Anne Lamott says it this way: “I would much prefer that God have a magic wand, and not just a raggedy love army of helpers.”  But we are God’s embodiment in this world – and when tragedy hits, our task is to enfold in love those who get hurt.


Anne Lamott wrote this week:  In all barbarity and suffering, in Iraq, India’s ghettos, in the African Ebola towns, in St. Louis and its racial tensions, and in Robin Williams’ death, “we see Christ crucified.  I don’t mean that in a sweet Christian way.  I mean it in the most ultimate human and existential way.  The temptation is to say, as cute little believers sometimes do, ‘Oh, it will all make sense someday.’  The thing is, it may not.  Yet, we still sit with scared, dying people; we get the thirsty drinks of water.”


It’s not enough to mourn the loss of a great actor and comedian.  His life is resurrected and it has meaning each time a person – you or me – reaches out to those with addiction or depression.


It’s not enough to be horrified with the barbaric treatment of the people in Iraq, or the conflict between Hamas & Israel.  Those stories are worth telling when we find God in them; when we find resurrection in them; when we find hope somewhere in them.  It’s easy to sit around with our friends and despair over the world’s events.  It’s tempting to sit on the sofa and cry for all the terrible news out there.  But as people of faith, we are called to something more.


Compassionate connections.  Like Jesus, when we see the weary and scattered, we are moved with compassion.  This is different than sadness or hopelessness.  Compassion is an active word.

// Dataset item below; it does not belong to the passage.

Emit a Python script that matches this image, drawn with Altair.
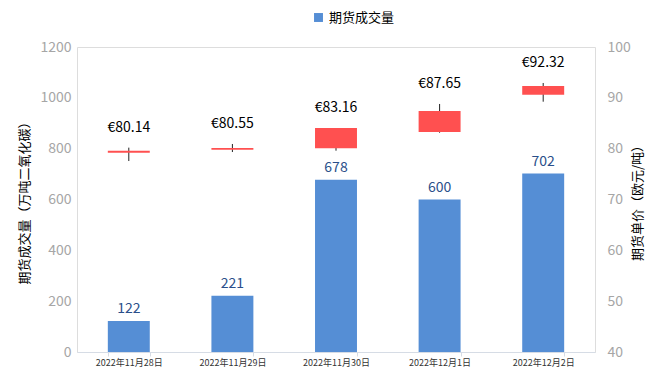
import altair as alt
import pandas as pd

dates = ["2022年11月28日", "2022年11月29日", "2022年11月30日", "2022年12月1日", "2022年12月2日"]
volume = [122, 221, 678, 600, 702]
box_low = [79.2, 79.8, 80.07, 83.28, 90.62]
box_high = [79.6, 80.13, 84.06, 87.41, 92.33]
wick_low = [77.57, 79.34, 79.6, 83.14, 89.24]
wick_high = [80.2, 80.92, 84.06, 88.79, 92.92]
price_label = ["€80.14", "€80.55", "€83.16", "€87.65", "€92.32"]

df = pd.DataFrame({
    "date": dates, "volume": volume,
    "box_low": box_low, "box_high": box_high,
    "wick_low": wick_low, "wick_high": wick_high,
    "price_label": price_label,
    "series": ["期货成交量"] * len(dates),
})

FONT = "Noto Sans CJK SC"

x = alt.X("date:N", sort=dates, title=None,
          scale=alt.Scale(paddingInner=0.595, paddingOuter=0.2975),
          axis=alt.Axis(labelAngle=0, labelFontSize=9, labelColor="#333333",
                        labelFont=FONT, domainColor="#D6DCE5", tickColor="#D6DCE5",
                        tickBand="extent", tickSize=4, labelPadding=2,
                        labelBaseline="top"))

yl = alt.Y("volume:Q", title="期货成交量（万吨二氧化碳）",
           scale=alt.Scale(domain=[0, 1200]),
           axis=alt.Axis(values=[0, 200, 400, 600, 800, 1000, 1200], grid=False,
                         format="d",
                         domain=False, ticks=False, labelColor="#A6A6A6",
                         labelFontSize=14, labelFont=FONT, labelPadding=6,
                         titleFont=FONT, titleFontSize=13, titleFontWeight="normal",
                         titleColor="#000000", titlePadding=8))

bars = alt.Chart(df).mark_bar(color="#558ED5").encode(
    x=x, y=yl,
    color=alt.Color("series:N", title=None,
                    scale=alt.Scale(domain=["期货成交量"], range=["#558ED5"]),
                    legend=alt.Legend(orient="none", legendX=235, legendY=-36,
                                      symbolType="square", symbolSize=80,
                                      labelFont=FONT, labelFontSize=13,
                                      labelColor="#000000", symbolStrokeWidth=0))
)
bar_text = alt.Chart(df).mark_text(font=FONT, fontSize=14, color="#2A4F8A",
                                   baseline="middle", dy=-12).encode(
    x=x, y=alt.Y("volume:Q"), text=alt.Text("volume:Q")
)
left = alt.layer(bars, bar_text)

yr_scale = alt.Scale(domain=[40, 100])
yr = alt.Y("wick_low:Q", title="期货单价（欧元/吨）", scale=yr_scale,
           axis=alt.Axis(orient="right", values=[40, 50, 60, 70, 80, 90, 100],
                         grid=False, domain=False, ticks=False,
                         labelColor="#A6A6A6", labelFontSize=14, labelFont=FONT,
                         labelPadding=12, titleFont=FONT, titleFontSize=13,
                         titleFontWeight="normal", titleColor="#000000",
                         titlePadding=14, titleAngle=-90))

box = alt.Chart(df).mark_bar(color="#FF5050").encode(
    x=x, y=alt.Y("box_low:Q", scale=yr_scale), y2="box_high:Q"
)
wick = alt.Chart(df).mark_rule(color="#222222", strokeWidth=1).encode(
    x=x, y=yr, y2="wick_high:Q"
)
ptext = alt.Chart(df).mark_text(font=FONT, fontSize=14, color="#000000",
                                baseline="middle", dy=-20).encode(
    x=x, y=alt.Y("wick_high:Q", scale=yr_scale), text="price_label:N"
)
right = alt.layer(wick, box, ptext)

chart = alt.layer(left, right).resolve_scale(y="independent").properties(
    width=518, height=305,
    padding={"left": 69, "top": 39, "right": 66, "bottom": 18},
    autosize=alt.AutoSizeParams(type="none"),
).configure_view(stroke=None).configure(background="#FFFFFF")

chart.save("out.html", embed_options={"renderer": "svg", "actions": False})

  • It means we get up off of the sofa and donate to suicide prevention.
  • It means we stop the despairing conversation and volunteer somewhere to bring hope to the hopeless.
  • We take bread to the lonely.
  • We visit the sick.
  • We offer a word of hope and healing to the depressed.
  • We mentor and teach children.


The gravity of life knocks us down, even the strongest or the funniest of us.  And we need a lot of help getting back up. As the daughter of Robin Williams said, “the entire world is forever a little darker, less colorful and less full of laughter in his absence. We’ll just have to work twice as hard to fill it back up again.”